VATICAN CITY, MAY 7, 2000 (VIS) - In Rome's Colosseum at 6 p.m. today, the Pope presided at an ecumenical celebration for witnesses to the faith in the twentieth century. Five thousand people braved the rain to attend the event, in which nineteen representatives of Orthodox, Protestant and Anglican Churches and ecclesial communities took part.
The event began with a 'statio' inside the Colosseum. Then the Book of the Gospel was carried in a procession, led by the Pope and representatives of other Churches, to the place of commemoration, outside the amphitheater.
After the Liturgy of the Word, during which the Gospel of the Beatitudes was read, the Holy Father pronounced his homily.
The Pope confirmed that the number of Christians who gave their lives for Christ in the twentieth century was, perhaps, greater than that of the early Christian period, and that all Churches had been affected.
"The generation to which I belong experienced the horror of war, the concentration camps, persecution. In my homeland, during the Second World War, priests and Christians were deported to extermination camps. In Dachau alone some three thousand priests were interned. ... I myself am a witness of much pain and many trials, having seen these in the years of my youth.
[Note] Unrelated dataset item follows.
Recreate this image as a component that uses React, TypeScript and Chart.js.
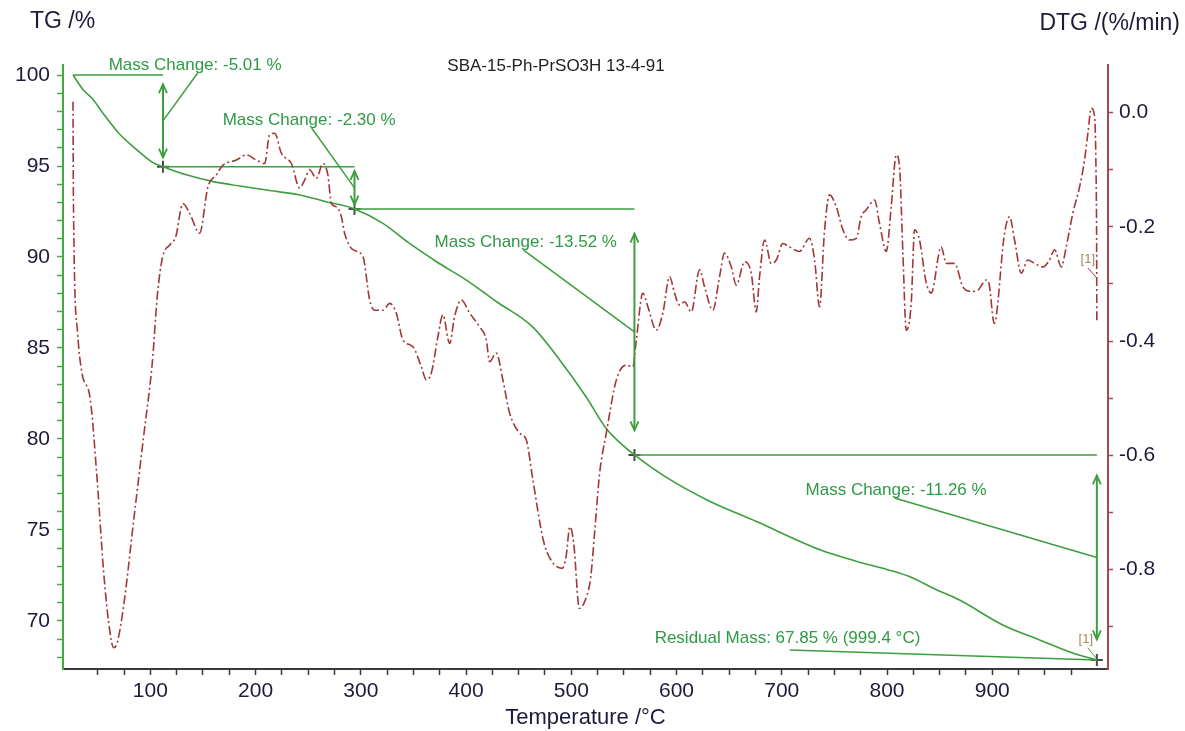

My priesthood, from its very beginning, was marked 'by the great sacrifice of countless men and women of my generation'."
The memory of those who experienced persecution, violence and death "must not be forgotten, rather they must be remembered and their lives documented. The names of many are unknown; the names of some have been denigrated by their persecutors, who tried to add disgrace to martyrdom; the names of others have been concealed by their executioners."
John Paul II added: "Countless numbers refused to yield to the cult of the false gods of the twentieth century and were sacrificed by communism, nazism, by the idolatry of State or race. Many others fell in the course of ethnic or tribal wars, because they had rejected a way of thinking foreign to the Gospel of Christ. Some went to their death because, like the Good Shepherd, they decided to remain with their people, despite intimidation."
The Holy Father indicated that "the ecumenism of the martyrs and the witnesses to the faith is the most convincing of all; to the Christians of the twenty-first century it shows the path to unity."
"If we glory in this heritage it is not because of any partisan spirit and still less because of any desire for vengeance upon the persecutors, but in order to make manifest the extraordinary power of God, who has not ceased to act in every time and place. We do this as we ourselves offer pardon, faithful to the example of the countless witnesses killed even as they prayed for their persecutors."
After the homily the commemoration of the witnesses took place. The list of the 12,600 witnesses to the faith of the 20th century grouped them into eight categories covering the memory of Christian faithful from all continents and from different Churches and Christian communities: Christians who witnessed the faith under Soviet totalitarianism; witnesses to the faith who fell victim of Communism in other European countries; confessors of the faith who fell victim of Nazism and Fascism; followers of Christ who gave their lives for announcing the Gospel in Asia and Oceania; Christ's faithful persecuted for hatred of the Catholic faith; witnesses of evangelization in Africa and Madagascar; Christians who gave their lives for love of Christ and their fellows in America and witnesses of the faith in various parts of the world.
At the end of the ceremony, which lasted two and a half hours, the Pope expressed his special thanks for the presence of representatives from other Churches and ecclesial communities and made a call "to keep the memory of our brothers and sisters alive, and to imitate their example."